With the arrival of holiday shopping and parties, local law enforcement agencies say residents should take precautions against thefts, scams and porch pirates while making arrangements to have a sober driver if consuming alcohol away from home.
“Always have a designated driver when you drink alcohol,” said Decatur police spokesperson Irene Cardenas-Martinez. “Also, consider adding an emergency contact to your driver’s license in case of an emergency on the road.”
Lawrence County sheriff's spokesperson Tim Sandlin said property crimes and thefts are usually among the most commonly reported crimes in his area during the holiday season.
“Theft and property crimes are always a concern this time of year,” Sandlin said. “When shopping, be sure to lock things up. Keep your cars locked, put away gifts, and don’t leave things in plain sight.”
Sandlin said that he has heard about package thefts that have occurred at homes in urban areas throughout the state, but that hasn't been an issue in Lawrence County.
“(Package thefts) don’t really happen here,” Sandlin said. “Last year, there were no reports of package theft. It’s kind of hard for thieves to blend in and pull those crimes off here in these rural areas.”
Limestone County sheriff's spokesperson Michelle Williamson said package thefts from porches are more common in Athens and other cities.
Package thefts have occurred in Decatur, and Cardenas-Martinez referred to culprits who commit these crimes as "porch pirates."
“You need to schedule packages to be delivered when you’re home,” Cardenas-Martinez said. “Track them online and consider installing a security camera.”
Williamson said that people need to be cautious when shopping out in public and even in their own neighborhoods.
“Be aware of your surroundings,” Williamson said. “Make sure you always lock your car, even at night when you are at your house, make sure your car is locked.”
She said it was not a good idea to leave Christmas gifts inside vehicles.
“It doesn’t matter if the gifts are visible or not visible, we all know that people that break into cars can get crafty and try to get in the trunk,” Williamson said.
Even though scams occur throughout the year, Sandlin and Williamson said that they are prevalent during the holiday season.
“Scams are always a problem. They tend to increase during this time of year,” Sandlin said. “You have to be very cautious in dealing with things online and on social media. We always warn people about those types of things.”
Sandlin said that scams can usually be identified by how the scammer proposes them.
“Well, generally, if there’s high pressure or if there’s time restraints, I would say question it,” Sandlin said. “(Have) a good healthy dose of skepticism if it seems too good to be true. You need to question it and you need to check with your local law enforcement to confirm if it’s legitimate or not.”
Williamson said a common scam involves scammers pretending to be relatives of the victims they call, requesting money to bail them out of jail.
“A lot of times, (scammers) call our senior citizens,” Williamson said. “Scams happen all year, but they jump out more during the holidays because of the giving spirit.”

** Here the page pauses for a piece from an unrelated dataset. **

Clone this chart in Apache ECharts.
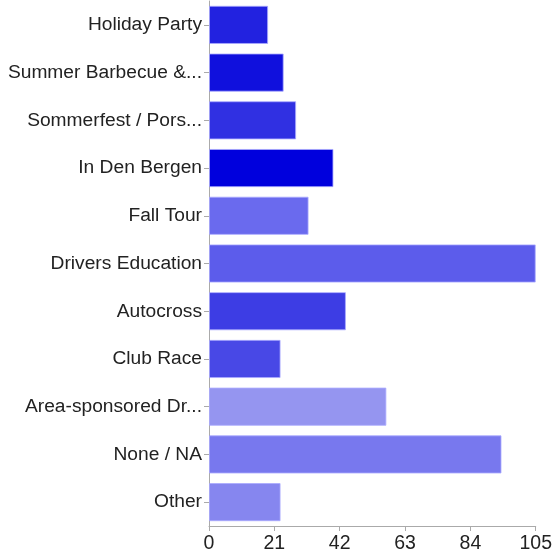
<!DOCTYPE html>
<html>
<head>
<meta charset="utf-8">
<script src="https://cdn.jsdelivr.net/npm/echarts@6/dist/echarts.min.js"></script>
<style>html,body{margin:0;padding:0;background:#fff}#c{width:555px;height:554px}</style>
</head>
<body>
<div id="c"></div>
<script>
var categories = ["Holiday Party","Summer Barbecue &...","Sommerfest / Pors...","In Den Bergen","Fall Tour","Drivers Education","Autocross","Club Race","Area-sponsored Dr...","None / NA","Other"];
var values = [19, 24, 28, 40, 32, 105, 44, 23, 57, 94, 23];
var barColors = ["#2222e0","#1010dd","#3030e2","#0000dd","#6a6aee","#5c5ceb","#3d3de4","#4848e6","#9595f0","#7878ee","#8686ef"];
var xTicks = [0, 21, 42, 63, 84, 105];

var chart = echarts.init(document.getElementById('c'), null, {renderer:'canvas'});
chart.setOption({
  animation: false,
  grid: {left: 209, right: 16, top: 1, bottom: 25, containLabel: false},
  xAxis: {
    type: 'value', min: xTicks[0], max: xTicks[xTicks.length-1], interval: xTicks[1]-xTicks[0],
    splitLine: {show: false},
    axisLine: {show: true, lineStyle: {color: '#aaaaaa', width: 1}},
    axisTick: {show: true, length: 5, lineStyle: {color: '#aaaaaa'}},
    axisLabel: {color: '#222', fontSize: 19.5, fontFamily: 'Liberation Sans, Arial, sans-serif', margin: 8}
  },
  yAxis: {
    type: 'category', data: categories, inverse: true,
    axisLine: {show: true, lineStyle: {color: '#aaaaaa', width: 1}},
    axisTick: {show: true, length: 5, alignWithLabel: true, lineStyle: {color: '#aaaaaa'}},
    axisLabel: {color: '#222', fontSize: 19.2, fontFamily: 'Liberation Sans, Arial, sans-serif', margin: 7}
  },
  series: [{
    type: 'bar',
    barCategoryGap: '20%',
    data: values.map(function(v, i){ return {value: v, itemStyle: {color: barColors[i]}}; }),
    itemStyle: {borderColor: 'rgba(170,170,255,0.8)', borderWidth: 1}
  }]
});
</script>
</body>
</html>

The Morgan County Sheriff’s Office reported a new scam this week when a deputy received a call that informed him he was a "Publisher’s Clearing House winner." The scammer then asked the deputy to buy a $300 prepaid gift card to verify himself.
The Sheriff’s Office reported the incident on Facebook on Monday and encouraged people to not give out credit card numbers, bank accounts numbers or routing numbers and that a request for gift cards is a strong indicator of a scam.
Williamson said to be mindful when people call to solicit money.
“If someone calls you and asks for money, don’t give it to them,” Williamson said. “Get information from them and call your local law enforcement. Nine times out of 10, they (scammers) are not going to have any information to give you.”